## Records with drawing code
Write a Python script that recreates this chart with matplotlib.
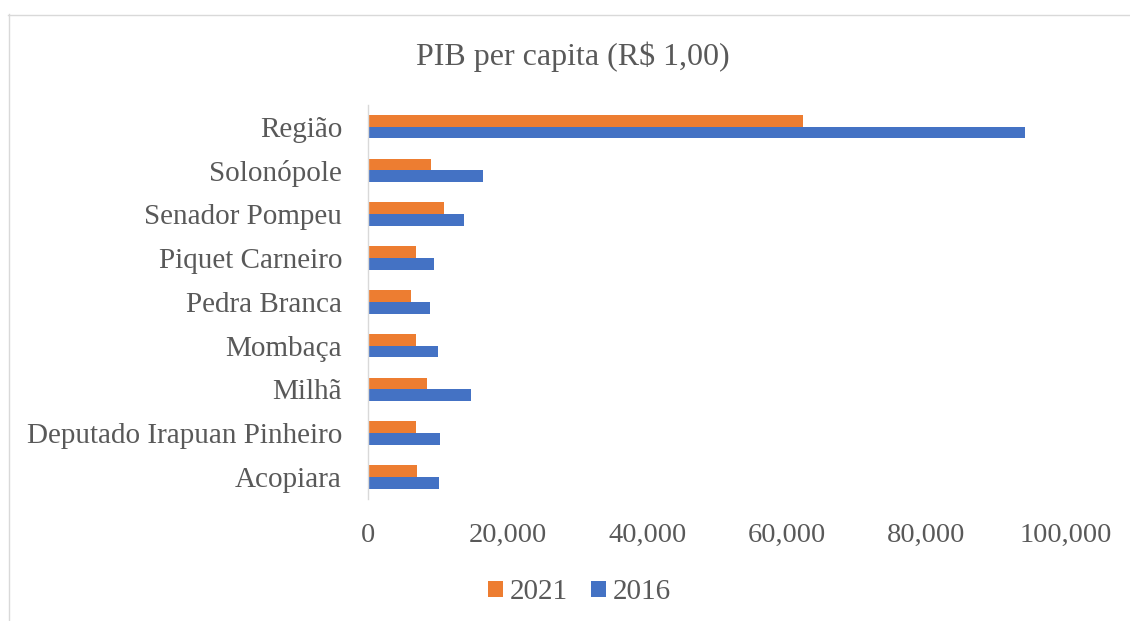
import matplotlib.pyplot as plt
from matplotlib.lines import Line2D
from matplotlib.ticker import FuncFormatter

plt.rcParams['font.family'] = ['Liberation Serif', 'DejaVu Serif']

# dados (de baixo para cima)
municipios = ['Acopiara', 'Deputado Irapuan Pinheiro', 'Milhã', 'Mombaça',
              'Pedra Branca', 'Piquet Carneiro', 'Senador Pompeu',
              'Solonópole', 'Região']
pib_2021 = [7000, 6800, 8400, 6900, 6100, 6900, 10900, 9000, 62300]
pib_2016 = [10200, 10300, 14800, 10000, 8900, 9400, 13800, 16500, 94100]
x_ticks = [0, 20000, 40000, 60000, 80000, 100000]

cor_2021 = '#ED7D31'
cor_2016 = '#4472C4'
cor_texto = '#595959'
cor_linha = '#D9D9D9'

fig = plt.figure(figsize=(11.3, 6.21), dpi=100)
ax = fig.add_axes([0.3257, 0.1965, 0.6177, 0.6348])

pos = range(len(municipios))
h = 0.27
b21 = ax.barh([p + h / 2 for p in pos], pib_2021, height=h, color=cor_2021, label='2021')
b16 = ax.barh([p - h / 2 for p in pos], pib_2016, height=h, color=cor_2016, label='2016')

ax.set_xlim(0, 100000)
ax.set_ylim(-0.5, len(municipios) - 0.5)
ax.set_yticks(list(pos))
ax.set_yticklabels(municipios)
ax.set_xticks(x_ticks)
ax.xaxis.set_major_formatter(FuncFormatter(lambda v, p: f'{int(v):,}'))
ax.tick_params(axis='y', length=0, pad=18.7, labelsize=21, labelcolor=cor_texto)
ax.tick_params(axis='x', length=0, pad=17, labelsize=20.5, labelcolor=cor_texto)

for s in ['top', 'right', 'bottom']:
    ax.spines[s].set_visible(False)
ax.spines['left'].set_color(cor_linha)
ax.spines['left'].set_linewidth(1.0)

fig.text(0.5066, 0.8955, 'PIB per capita (R$ 1,00)', ha='center', va='baseline',
         fontsize=23, color=cor_texto)

fig.legend(handles=[b21, b16], labels=['2021', '2016'], loc='center',
           bbox_to_anchor=(0.5128, 0.046), ncol=2, frameon=False, fontsize=21,
           handlelength=0.51, handleheight=0.51, handletextpad=0.24,
           columnspacing=0.79, labelcolor=cor_texto)

# borda do gráfico
fig.add_artist(Line2D([8.5 / 1130, 8.5 / 1130], [0, 1 - 14 / 621],
                      transform=fig.transFigure, color=cor_linha, lw=1.0))
fig.add_artist(Line2D([8 / 1130, 1], [1 - 14.5 / 621, 1 - 14.5 / 621],
                      transform=fig.transFigure, color=cor_linha, lw=1.0))

fig.savefig('out.png', dpi=100)
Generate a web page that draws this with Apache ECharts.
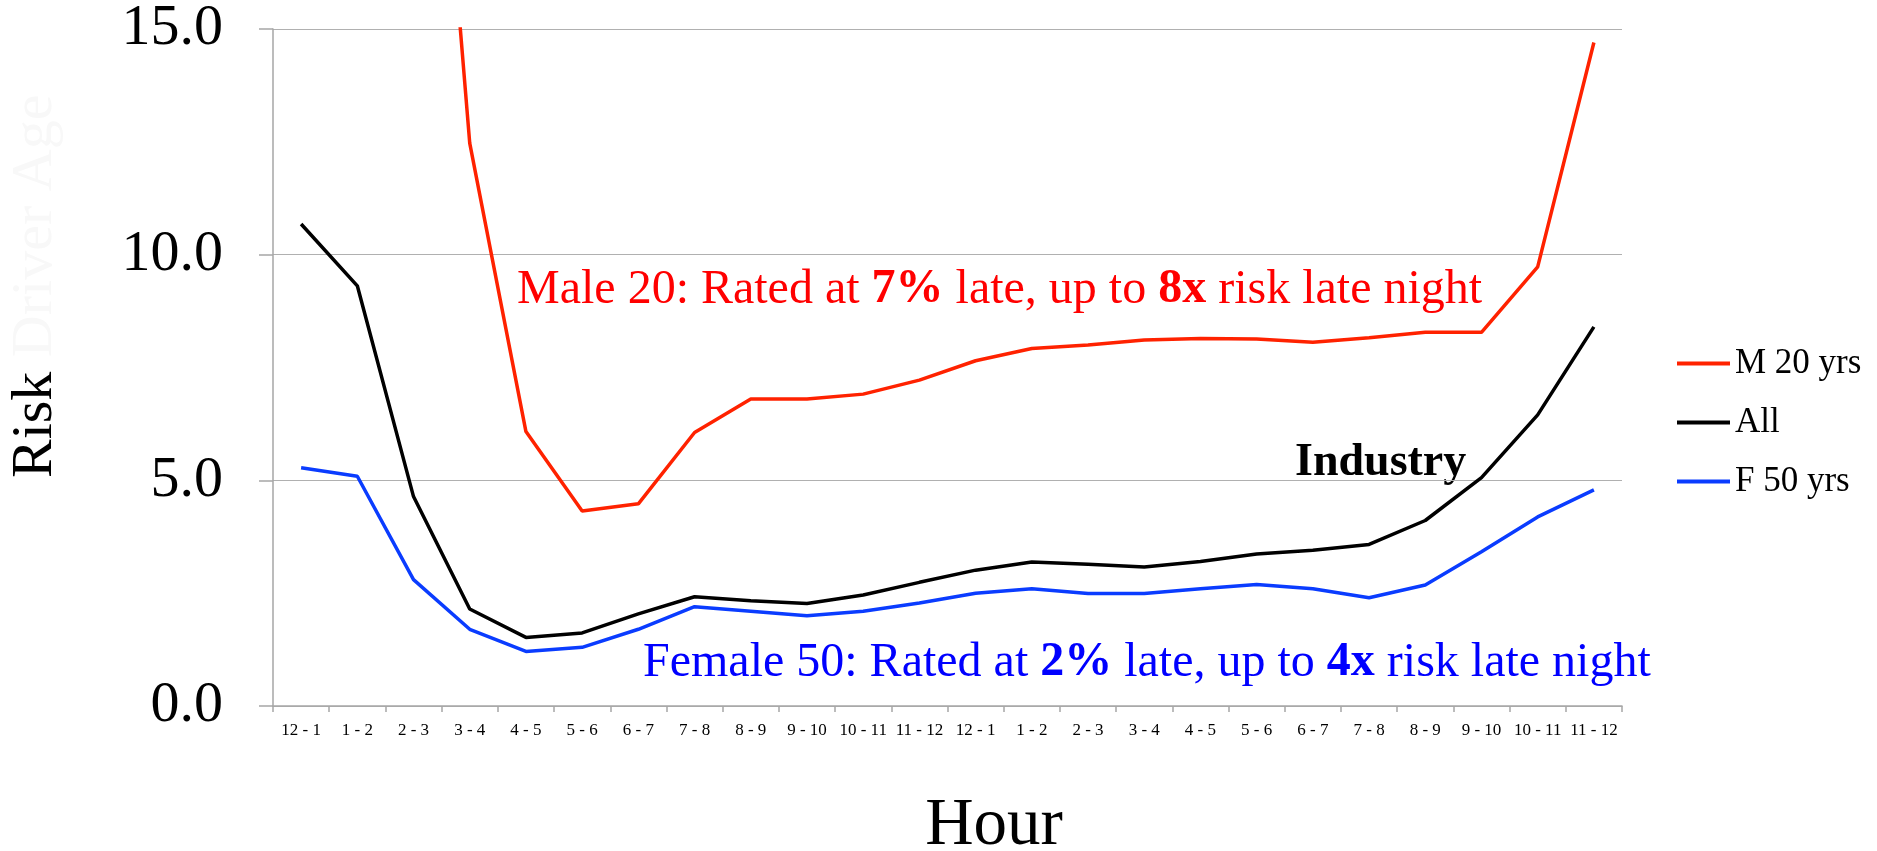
<!DOCTYPE html>
<html>
<head>
<meta charset="utf-8">
<script src="https://cdn.jsdelivr.net/npm/echarts@6/dist/echarts.min.js"></script>
<style>
html,body{margin:0;padding:0;background:#fff;}
#chart{width:1877px;height:851px;}
</style>
</head>
<body>
<div id="chart"></div>
<script>
const categories = ['12 - 1','1 - 2','2 - 3','3 - 4','4 - 5','5 - 6','6 - 7','7 - 8','8 - 9','9 - 10','10 - 11','11 - 12',
                    '12 - 1','1 - 2','2 - 3','3 - 4','4 - 5','5 - 6','6 - 7','7 - 8','8 - 9','9 - 10','10 - 11','11 - 12'];
const male20 = [20.0, 25.0, 27.6, 12.47, 6.08, 4.32, 4.48, 6.06, 6.80, 6.80, 6.91, 7.22,
                7.65, 7.92, 8.00, 8.11, 8.14, 8.13, 8.06, 8.16, 8.28, 8.28, 9.73, 14.70];
const allDrivers = [10.68, 9.31, 4.64, 2.15, 1.52, 1.62, 2.04, 2.42, 2.33, 2.27, 2.46, 2.74,
                    3.01, 3.19, 3.14, 3.08, 3.20, 3.37, 3.45, 3.58, 4.11, 5.06, 6.45, 8.40];
const female50 = [5.28, 5.09, 2.80, 1.70, 1.21, 1.30, 1.70, 2.20, 2.10, 2.00, 2.10, 2.28,
                  2.50, 2.60, 2.49, 2.49, 2.60, 2.69, 2.60, 2.40, 2.68, 3.42, 4.19, 4.79];
const seriesNames = ['M 20 yrs', 'All', 'F 50 yrs'];
const yTicks = [0, 5, 10, 15];

const FONT = '"Liberation Serif", "DejaVu Serif", serif';
const RED = '#ff2200', BLACK = '#000000', BLUE = '#0a3cff';

const chart = echarts.init(document.getElementById('chart'), null, {renderer: 'canvas'});
chart.setOption({
  backgroundColor: '#ffffff',
  animation: false,
  grid: {left: 273, right: 255, top: 21, bottom: 145, containLabel: false},
  legend: {
    data: seriesNames,
    orient: 'vertical',
    left: 1672,
    top: 341,
    icon: 'rect',
    itemWidth: 53,
    itemHeight: 4,
    itemGap: 24,
    textStyle: {fontFamily: FONT, fontSize: 35, color: '#000', padding: [0,0,0,0]},
    formatter: n => n
  },
  xAxis: {
    type: 'category',
    data: categories,
    boundaryGap: true,
    axisLine: {lineStyle: {color: '#a6a6a6', width: 1.5}},
    axisTick: {show: true, length: 6, lineStyle: {color: '#a6a6a6', width: 1.5}},
    axisLabel: {fontFamily: FONT, fontSize: 17, color: '#000', margin: 16, interval: 0}
  },
  yAxis: {
    type: 'value',
    min: yTicks[0],
    max: yTicks[yTicks.length - 1],
    interval: 5,
    axisLine: {show: true, lineStyle: {color: '#a6a6a6', width: 1.5}},
    axisTick: {show: true, length: 14, lineStyle: {color: '#a6a6a6', width: 1.5}},
    splitLine: {show: true, lineStyle: {color: '#b0b0b0', width: 1.2}},
    axisLabel: {fontFamily: FONT, fontSize: 58, color: '#000', margin: 50,
                formatter: v => v.toFixed(1)}
  },
  series: [
    {name: seriesNames[0], type: 'line', data: male20, symbol: 'none', clip: true,
     lineStyle: {color: RED, width: 3.5}, itemStyle: {color: RED}},
    {name: seriesNames[1], type: 'line', data: allDrivers, symbol: 'none', clip: true,
     lineStyle: {color: BLACK, width: 3.5}, itemStyle: {color: BLACK}},
    {name: seriesNames[2], type: 'line', data: female50, symbol: 'none', clip: true,
     lineStyle: {color: BLUE, width: 3.5}, itemStyle: {color: BLUE}}
  ],
  graphic: [
    {type: 'text', left: 517, top: 266, silent: true,
     style: {text: '{n|Male 20: Rated at }{b|7%}{n| late, up to }{b|8x}{n| risk late night}',
             rich: {n: {fontFamily: FONT, fontSize: 48, fill: '#ff0000'},
                    b: {fontFamily: FONT, fontSize: 48, fontWeight: 'bold', fill: '#ff0000'}}}},
    {type: 'text', left: 643, top: 639, silent: true,
     style: {text: '{n|Female 50: Rated at }{b|2%}{n| late, up to }{b|4x}{n| risk late night}',
             rich: {n: {fontFamily: FONT, fontSize: 48, fill: '#0000ff'},
                    b: {fontFamily: FONT, fontSize: 48, fontWeight: 'bold', fill: '#0000ff'}}}},
    {type: 'text', left: 1295, top: 440, silent: true,
     style: {text: 'Industry', fontFamily: FONT, fontSize: 46, fontWeight: 'bold', fill: '#000'}},
    {type: 'text', x: 994, y: 826, silent: true,
     style: {text: 'Hour', fontFamily: FONT, fontSize: 67, fill: '#000', align: 'center', verticalAlign: 'middle'}},
    {type: 'text', x: 36, y: 478, rotation: Math.PI / 2, silent: true,
     style: {text: '{a|Risk}{f| Driver Age}', align: 'left', verticalAlign: 'middle',
             rich: {a: {fontFamily: FONT, fontSize: 58, fill: '#000'},
                    f: {fontFamily: FONT, fontSize: 58, fill: '#f8f8f8'}}}}
  ]
});
</script>
</body>
</html>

## YOUR INSTRUCTIONS
Restate word for word only the lines from where the entries begin through the one with "b16 = ax.barh([p"; omit the pictures.

## WRITTEN ANSWER
Write a Python script that recreates this chart with matplotlib.
import matplotlib.pyplot as plt
from matplotlib.lines import Line2D
from matplotlib.ticker import FuncFormatter

plt.rcParams['font.family'] = ['Liberation Serif', 'DejaVu Serif']

# dados (de baixo para cima)
municipios = ['Acopiara', 'Deputado Irapuan Pinheiro', 'Milhã', 'Mombaça',
              'Pedra Branca', 'Piquet Carneiro', 'Senador Pompeu',
              'Solonópole', 'Região']
pib_2021 = [7000, 6800, 8400, 6900, 6100, 6900, 10900, 9000, 62300]
pib_2016 = [10200, 10300, 14800, 10000, 8900, 9400, 13800, 16500, 94100]
x_ticks = [0, 20000, 40000, 60000, 80000, 100000]

cor_2021 = '#ED7D31'
cor_2016 = '#4472C4'
cor_texto = '#595959'
cor_linha = '#D9D9D9'

fig = plt.figure(figsize=(11.3, 6.21), dpi=100)
ax = fig.add_axes([0.3257, 0.1965, 0.6177, 0.6348])

pos = range(len(municipios))
h = 0.27
b21 = ax.barh([p + h / 2 for p in pos], pib_2021, height=h, color=cor_2021, label='2021')
b16 = ax.barh([p - h / 2 for p in pos], pib_2016, height=h, color=cor_2016, label='2016')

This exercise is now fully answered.